▸ **TASK**:
Pictures aside, write out every record exactly as it appears.

▸ **Saved entries**:
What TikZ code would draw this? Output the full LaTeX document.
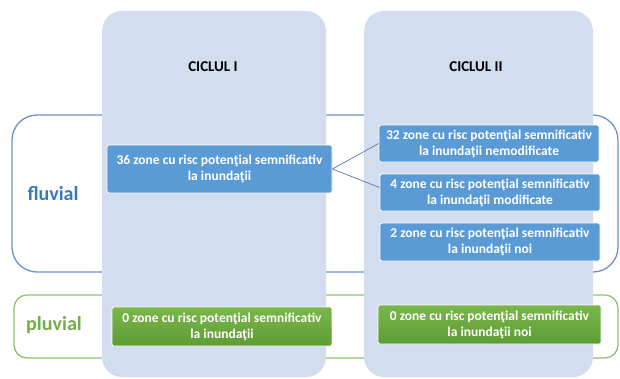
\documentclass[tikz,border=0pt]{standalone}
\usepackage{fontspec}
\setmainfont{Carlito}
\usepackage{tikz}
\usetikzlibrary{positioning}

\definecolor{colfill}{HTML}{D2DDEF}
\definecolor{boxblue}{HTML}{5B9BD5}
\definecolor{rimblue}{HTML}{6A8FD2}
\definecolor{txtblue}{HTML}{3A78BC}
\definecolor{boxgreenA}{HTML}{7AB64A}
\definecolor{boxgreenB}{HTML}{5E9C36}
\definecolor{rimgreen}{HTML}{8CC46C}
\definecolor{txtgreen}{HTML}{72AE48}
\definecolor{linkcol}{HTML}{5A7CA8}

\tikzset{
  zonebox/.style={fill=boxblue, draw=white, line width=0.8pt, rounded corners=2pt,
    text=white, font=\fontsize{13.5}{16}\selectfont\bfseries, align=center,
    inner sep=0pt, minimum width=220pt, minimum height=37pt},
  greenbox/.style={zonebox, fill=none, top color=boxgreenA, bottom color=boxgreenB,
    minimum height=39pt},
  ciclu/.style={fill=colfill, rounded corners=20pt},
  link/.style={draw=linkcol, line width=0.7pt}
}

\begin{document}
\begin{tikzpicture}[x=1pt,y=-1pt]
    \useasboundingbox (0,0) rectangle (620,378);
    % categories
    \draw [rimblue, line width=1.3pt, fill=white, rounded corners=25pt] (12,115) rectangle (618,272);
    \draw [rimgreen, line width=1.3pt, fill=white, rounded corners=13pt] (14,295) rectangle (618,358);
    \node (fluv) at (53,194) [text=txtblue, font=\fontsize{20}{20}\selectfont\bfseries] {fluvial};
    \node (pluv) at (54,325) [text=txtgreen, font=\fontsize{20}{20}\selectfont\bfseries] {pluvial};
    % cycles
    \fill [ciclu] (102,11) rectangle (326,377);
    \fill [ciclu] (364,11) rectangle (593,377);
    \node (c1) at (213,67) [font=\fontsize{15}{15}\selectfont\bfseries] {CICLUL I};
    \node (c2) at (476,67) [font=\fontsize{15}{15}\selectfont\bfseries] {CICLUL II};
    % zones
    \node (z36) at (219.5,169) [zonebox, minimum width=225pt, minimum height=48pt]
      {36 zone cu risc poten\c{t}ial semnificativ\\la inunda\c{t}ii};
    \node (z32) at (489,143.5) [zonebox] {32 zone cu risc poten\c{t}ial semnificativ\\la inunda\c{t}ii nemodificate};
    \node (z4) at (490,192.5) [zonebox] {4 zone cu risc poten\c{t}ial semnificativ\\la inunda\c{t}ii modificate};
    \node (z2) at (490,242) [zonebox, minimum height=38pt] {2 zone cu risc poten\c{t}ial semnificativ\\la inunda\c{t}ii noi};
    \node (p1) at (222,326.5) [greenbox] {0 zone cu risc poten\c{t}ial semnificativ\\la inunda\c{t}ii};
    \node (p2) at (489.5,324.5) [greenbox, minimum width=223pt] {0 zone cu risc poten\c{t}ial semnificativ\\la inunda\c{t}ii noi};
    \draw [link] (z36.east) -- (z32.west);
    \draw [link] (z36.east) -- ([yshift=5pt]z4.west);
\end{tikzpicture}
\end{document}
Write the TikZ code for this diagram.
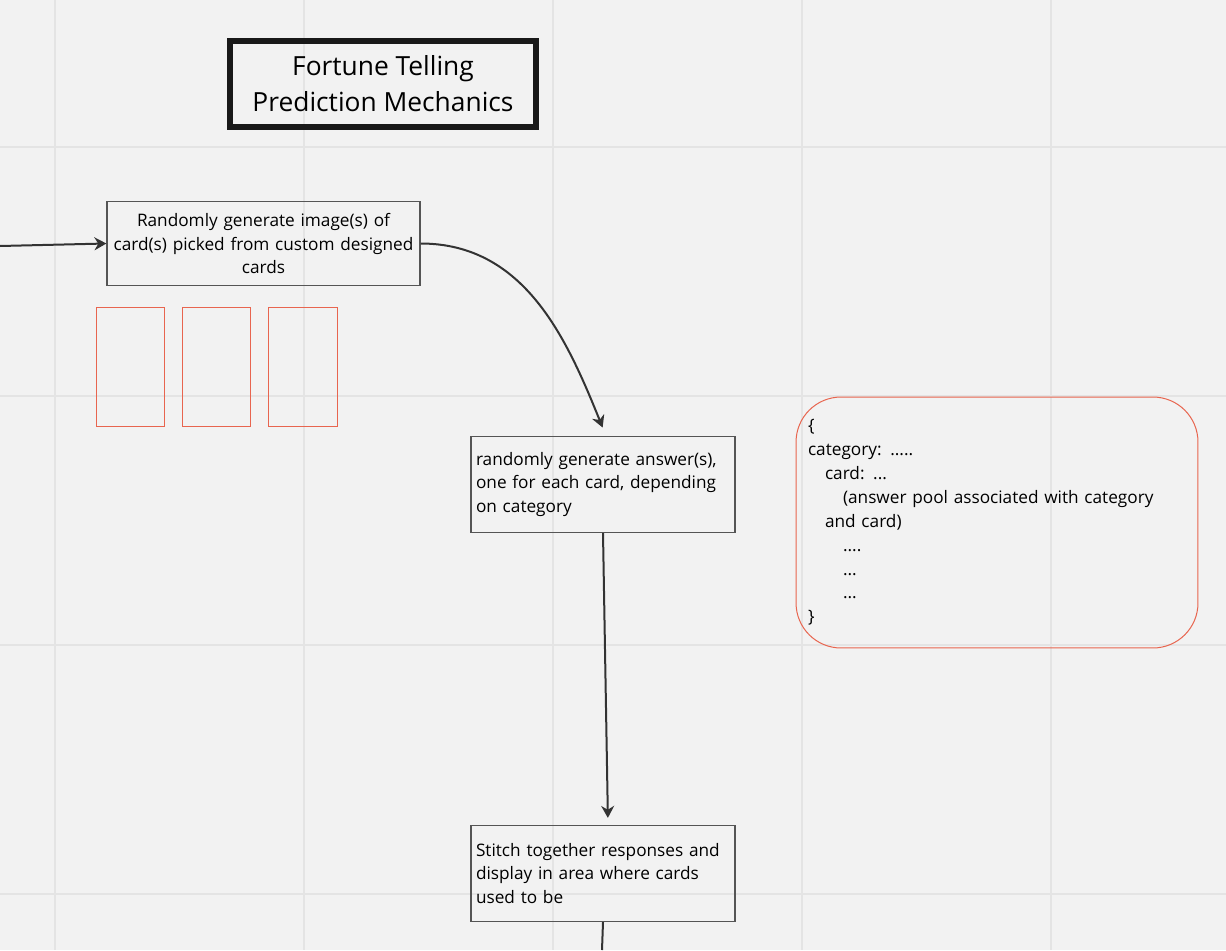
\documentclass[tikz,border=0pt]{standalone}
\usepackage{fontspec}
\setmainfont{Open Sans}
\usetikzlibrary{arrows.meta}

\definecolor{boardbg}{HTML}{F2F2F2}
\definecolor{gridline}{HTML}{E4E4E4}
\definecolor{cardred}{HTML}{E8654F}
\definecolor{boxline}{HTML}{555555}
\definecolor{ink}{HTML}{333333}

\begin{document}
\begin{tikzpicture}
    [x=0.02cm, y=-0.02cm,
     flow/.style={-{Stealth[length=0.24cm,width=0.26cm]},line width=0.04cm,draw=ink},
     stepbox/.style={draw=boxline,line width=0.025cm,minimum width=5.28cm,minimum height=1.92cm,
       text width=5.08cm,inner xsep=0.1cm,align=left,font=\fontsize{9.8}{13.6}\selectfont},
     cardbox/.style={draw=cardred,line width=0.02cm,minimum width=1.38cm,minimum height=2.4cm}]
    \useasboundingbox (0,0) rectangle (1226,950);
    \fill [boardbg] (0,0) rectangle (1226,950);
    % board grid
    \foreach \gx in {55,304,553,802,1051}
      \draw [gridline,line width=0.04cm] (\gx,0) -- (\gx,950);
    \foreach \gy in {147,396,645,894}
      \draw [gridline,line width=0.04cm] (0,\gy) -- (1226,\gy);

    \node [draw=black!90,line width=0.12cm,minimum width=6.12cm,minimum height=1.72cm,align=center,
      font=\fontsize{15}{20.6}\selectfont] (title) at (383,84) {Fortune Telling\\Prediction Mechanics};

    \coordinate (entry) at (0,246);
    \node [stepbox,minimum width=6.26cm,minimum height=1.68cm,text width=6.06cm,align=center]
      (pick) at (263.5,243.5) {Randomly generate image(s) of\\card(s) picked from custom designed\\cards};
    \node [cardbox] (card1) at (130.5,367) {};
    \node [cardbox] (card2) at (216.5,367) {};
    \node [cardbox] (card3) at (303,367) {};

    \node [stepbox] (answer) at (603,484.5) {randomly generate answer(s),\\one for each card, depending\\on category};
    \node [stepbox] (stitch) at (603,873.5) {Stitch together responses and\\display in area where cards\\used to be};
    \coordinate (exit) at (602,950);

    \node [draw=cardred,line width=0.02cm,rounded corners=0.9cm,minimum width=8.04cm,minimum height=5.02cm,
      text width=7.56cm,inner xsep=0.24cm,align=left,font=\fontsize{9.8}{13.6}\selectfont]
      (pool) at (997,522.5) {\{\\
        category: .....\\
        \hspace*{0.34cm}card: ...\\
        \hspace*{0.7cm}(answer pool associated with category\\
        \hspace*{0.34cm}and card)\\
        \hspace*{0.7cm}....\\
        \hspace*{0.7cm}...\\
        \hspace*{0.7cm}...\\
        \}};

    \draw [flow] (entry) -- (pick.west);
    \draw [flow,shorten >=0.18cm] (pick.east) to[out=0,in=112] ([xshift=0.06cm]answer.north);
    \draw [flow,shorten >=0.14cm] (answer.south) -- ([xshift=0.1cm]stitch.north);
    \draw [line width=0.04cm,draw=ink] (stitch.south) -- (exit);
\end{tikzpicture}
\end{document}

▸ **RESPONSE TO THE EXERCISE**:
What TikZ code would draw this? Output the full LaTeX document.
\documentclass[tikz,border=0pt]{standalone}
\usepackage{fontspec}
\setmainfont{Carlito}
\usepackage{tikz}
\usetikzlibrary{positioning}

\definecolor{colfill}{HTML}{D2DDEF}
\definecolor{boxblue}{HTML}{5B9BD5}
\definecolor{rimblue}{HTML}{6A8FD2}
\definecolor{txtblue}{HTML}{3A78BC}
\definecolor{boxgreenA}{HTML}{7AB64A}
\definecolor{boxgreenB}{HTML}{5E9C36}
\definecolor{rimgreen}{HTML}{8CC46C}
\definecolor{txtgreen}{HTML}{72AE48}
\definecolor{linkcol}{HTML}{5A7CA8}

\tikzset{
  zonebox/.style={fill=boxblue, draw=white, line width=0.8pt, rounded corners=2pt,
    text=white, font=\fontsize{13.5}{16}\selectfont\bfseries, align=center,
    inner sep=0pt, minimum width=220pt, minimum height=37pt},
  greenbox/.style={zonebox, fill=none, top color=boxgreenA, bottom color=boxgreenB,
    minimum height=39pt},
  ciclu/.style={fill=colfill, rounded corners=20pt},
  link/.style={draw=linkcol, line width=0.7pt}
}

\begin{document}
\begin{tikzpicture}[x=1pt,y=-1pt]
    \useasboundingbox (0,0) rectangle (620,378);
    % categories
    \draw [rimblue, line width=1.3pt, fill=white, rounded corners=25pt] (12,115) rectangle (618,272);
    \draw [rimgreen, line width=1.3pt, fill=white, rounded corners=13pt] (14,295) rectangle (618,358);
    \node (fluv) at (53,194) [text=txtblue, font=\fontsize{20}{20}\selectfont\bfseries] {fluvial};
    \node (pluv) at (54,325) [text=txtgreen, font=\fontsize{20}{20}\selectfont\bfseries] {pluvial};
    % cycles
    \fill [ciclu] (102,11) rectangle (326,377);
    \fill [ciclu] (364,11) rectangle (593,377);
    \node (c1) at (213,67) [font=\fontsize{15}{15}\selectfont\bfseries] {CICLUL I};
    \node (c2) at (476,67) [font=\fontsize{15}{15}\selectfont\bfseries] {CICLUL II};
    % zones
    \node (z36) at (219.5,169) [zonebox, minimum width=225pt, minimum height=48pt]
      {36 zone cu risc poten\c{t}ial semnificativ\\la inunda\c{t}ii};
    \node (z32) at (489,143.5) [zonebox] {32 zone cu risc poten\c{t}ial semnificativ\\la inunda\c{t}ii nemodificate};
    \node (z4) at (490,192.5) [zonebox] {4 zone cu risc poten\c{t}ial semnificativ\\la inunda\c{t}ii modificate};
    \node (z2) at (490,242) [zonebox, minimum height=38pt] {2 zone cu risc poten\c{t}ial semnificativ\\la inunda\c{t}ii noi};
    \node (p1) at (222,326.5) [greenbox] {0 zone cu risc poten\c{t}ial semnificativ\\la inunda\c{t}ii};
    \node (p2) at (489.5,324.5) [greenbox, minimum width=223pt] {0 zone cu risc poten\c{t}ial semnificativ\\la inunda\c{t}ii noi};
    \draw [link] (z36.east) -- (z32.west);
    \draw [link] (z36.east) -- ([yshift=5pt]z4.west);
\end{tikzpicture}
\end{document}
Write the TikZ code for this diagram.
\documentclass[tikz,border=0pt]{standalone}
\usepackage{fontspec}
\setmainfont{Open Sans}
\usetikzlibrary{arrows.meta}

\definecolor{boardbg}{HTML}{F2F2F2}
\definecolor{gridline}{HTML}{E4E4E4}
\definecolor{cardred}{HTML}{E8654F}
\definecolor{boxline}{HTML}{555555}
\definecolor{ink}{HTML}{333333}

\begin{document}
\begin{tikzpicture}
    [x=0.02cm, y=-0.02cm,
     flow/.style={-{Stealth[length=0.24cm,width=0.26cm]},line width=0.04cm,draw=ink},
     stepbox/.style={draw=boxline,line width=0.025cm,minimum width=5.28cm,minimum height=1.92cm,
       text width=5.08cm,inner xsep=0.1cm,align=left,font=\fontsize{9.8}{13.6}\selectfont},
     cardbox/.style={draw=cardred,line width=0.02cm,minimum width=1.38cm,minimum height=2.4cm}]
    \useasboundingbox (0,0) rectangle (1226,950);
    \fill [boardbg] (0,0) rectangle (1226,950);
    % board grid
    \foreach \gx in {55,304,553,802,1051}
      \draw [gridline,line width=0.04cm] (\gx,0) -- (\gx,950);
    \foreach \gy in {147,396,645,894}
      \draw [gridline,line width=0.04cm] (0,\gy) -- (1226,\gy);

    \node [draw=black!90,line width=0.12cm,minimum width=6.12cm,minimum height=1.72cm,align=center,
      font=\fontsize{15}{20.6}\selectfont] (title) at (383,84) {Fortune Telling\\Prediction Mechanics};

    \coordinate (entry) at (0,246);
    \node [stepbox,minimum width=6.26cm,minimum height=1.68cm,text width=6.06cm,align=center]
      (pick) at (263.5,243.5) {Randomly generate image(s) of\\card(s) picked from custom designed\\cards};
    \node [cardbox] (card1) at (130.5,367) {};
    \node [cardbox] (card2) at (216.5,367) {};
    \node [cardbox] (card3) at (303,367) {};

    \node [stepbox] (answer) at (603,484.5) {randomly generate answer(s),\\one for each card, depending\\on category};
    \node [stepbox] (stitch) at (603,873.5) {Stitch together responses and\\display in area where cards\\used to be};
    \coordinate (exit) at (602,950);

    \node [draw=cardred,line width=0.02cm,rounded corners=0.9cm,minimum width=8.04cm,minimum height=5.02cm,
      text width=7.56cm,inner xsep=0.24cm,align=left,font=\fontsize{9.8}{13.6}\selectfont]
      (pool) at (997,522.5) {\{\\
        category: .....\\
        \hspace*{0.34cm}card: ...\\
        \hspace*{0.7cm}(answer pool associated with category\\
        \hspace*{0.34cm}and card)\\
        \hspace*{0.7cm}....\\
        \hspace*{0.7cm}...\\
        \hspace*{0.7cm}...\\
        \}};

    \draw [flow] (entry) -- (pick.west);
    \draw [flow,shorten >=0.18cm] (pick.east) to[out=0,in=112] ([xshift=0.06cm]answer.north);
    \draw [flow,shorten >=0.14cm] (answer.south) -- ([xshift=0.1cm]stitch.north);
    \draw [line width=0.04cm,draw=ink] (stitch.south) -- (exit);
\end{tikzpicture}
\end{document}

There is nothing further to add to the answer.